Supongo que al tratarse finalmente de una superproducción hollywoodense, la narrativa de Oppenheimer tenía que enmarcarse en un registro épico y grandilocuente, como en el fondo sucede con las películas de guerra hollywoodenses, que a veces casi cuando creen alejarse más del discurso bélico-nacionalista gringo es precisamente cuando más lo representan. Esto debido a que si bien películas abiertamente propagandistas como Pearl Harbor resultan sumamente burdas en su patriotismo, suele ser en las obras teóricamente críticas con el aparato industrial-militar estadunidense donde vemos a qué punto se encuentra arraigado y normalizado en el ADN ideológico de esa nación.
Así, para cualquier persona no identificada con el american way of life y la hipocresía con la que pretenden regir al mundo, desde el espectro bélico hasta el espectro moral, incluso a quienes nos presentan como héroes épicos pueden verse en realidad como insulsos villanos, como el caso de un científico cuyos descomunales esfuerzos conducen de entrada a arrojar dos bombas que matan de golpe a más de 200 mil personas inocentes, que no merecen en la película siquiera una reflexión equivalente a las horas dedicadas a ahondar en las rivalidades y traiciones entre la comunidad científica. Como sucede precisamente en la vida real, normalmente la ecuación de este tipo de narrativas es establecer de manera maniquea la maldad del adversario (en este caso inicialmente los nazis, después los japoneses y finalmente los soviéticos), para con ello por un lado deshumanizarlo, y por otro insertarse plenamente en ese pragmatismo estadunidense donde el fin justifica los medios, el fin último siendo la expansión voraz de su nación por todo el planeta, y los medios para satisfacerlo todos los demás habitantes que lo pueblan.

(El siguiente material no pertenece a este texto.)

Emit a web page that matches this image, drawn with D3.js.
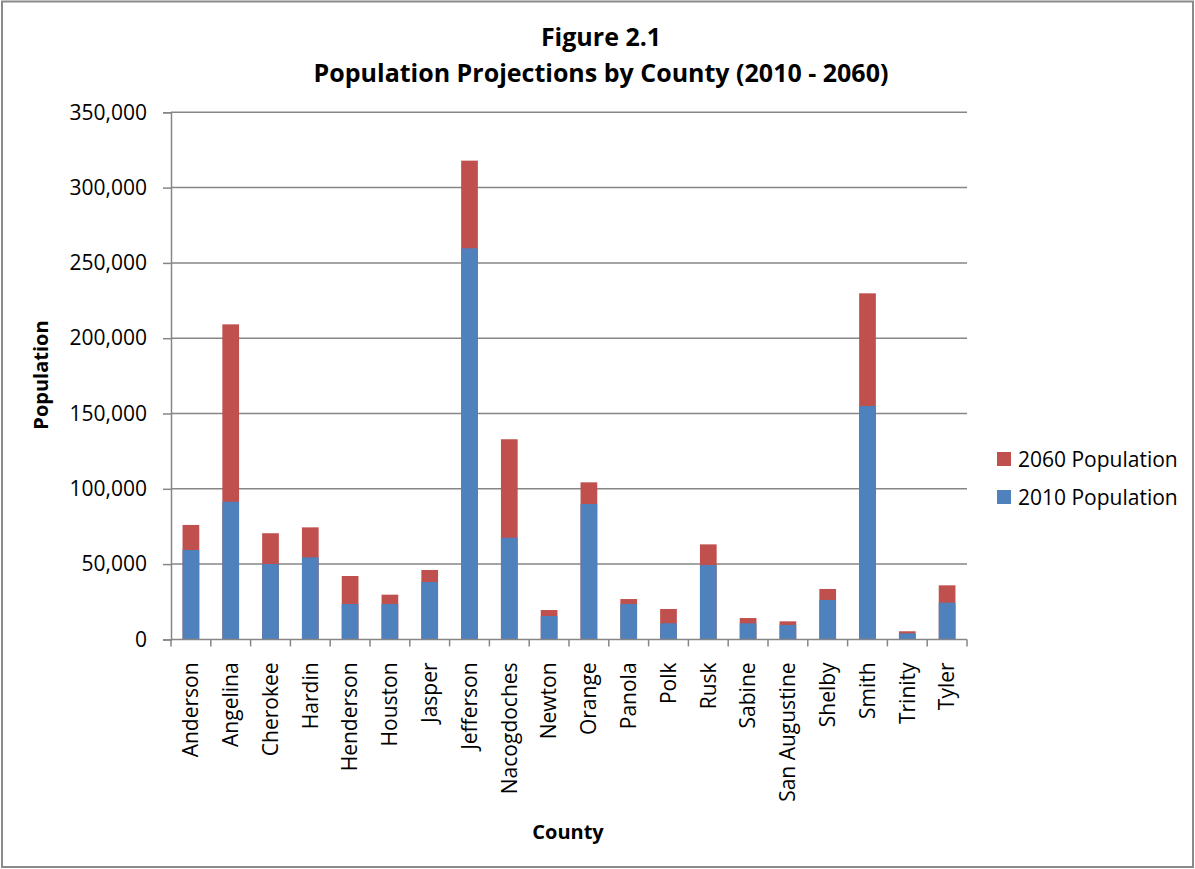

En el caso de Oppenheimer, una vez trazada la premisa básica de que hay que tener la bomba antes que los nazis, todo el drama épico se desarrolla según la fórmula acostumbrada, incluido el militar severo y regañón, el general Groves (Matt Damon), que en el fondo es lo suficientemente laxo y humano como para entender los claroscuros del héroe, necesarios en su determinada carrera hacia inscribir su nombre en los anales de la historia de la destrucción. Si nos detenemos a pensar en una escena climática donde se aplaude, vitorea y celebra el hecho de que en ese preciso instante hay decenas de miles de personas calcinándose al otro lado del mundo (Oppenheimer dice en su discurso: “Estoy seguro de que a los japoneses no les gustó”, ante el aplauso generalizado), y todo en parte para que “los muchachos puedan regresar a casa”, queda totalmente claro que es sólo porque estamos presenciando la versión de quien controla la narrativa que un exterminio masivo de civiles puede presentarse con carácter celebratorio. (Imaginemos la reacción que produciría un filme donde se celebrara, aplaudiera y considerara como algo lógico y necesario un acto de exterminio masivo ordenado por Hitler, Stalin o, para el caso, Putin. Y que luego, como seguramente ocurrirá, fuera nominada a todos los premios habidos y por haber, etcétera).
Nos faltan las épicas del macartismo, Kissinger, Reagan, Bush, Clinton, Trump, etcétera (pues Obama ya tiene la suya en la que a manera de videojuego presencia y celebra en vivo la ejecución de Bin Laden), para que a golpe de blockbuster nos eduquemos en lo inevitable de la marcha histórica de esa nación de héroes incomprendidos como es Estados Unidos de América.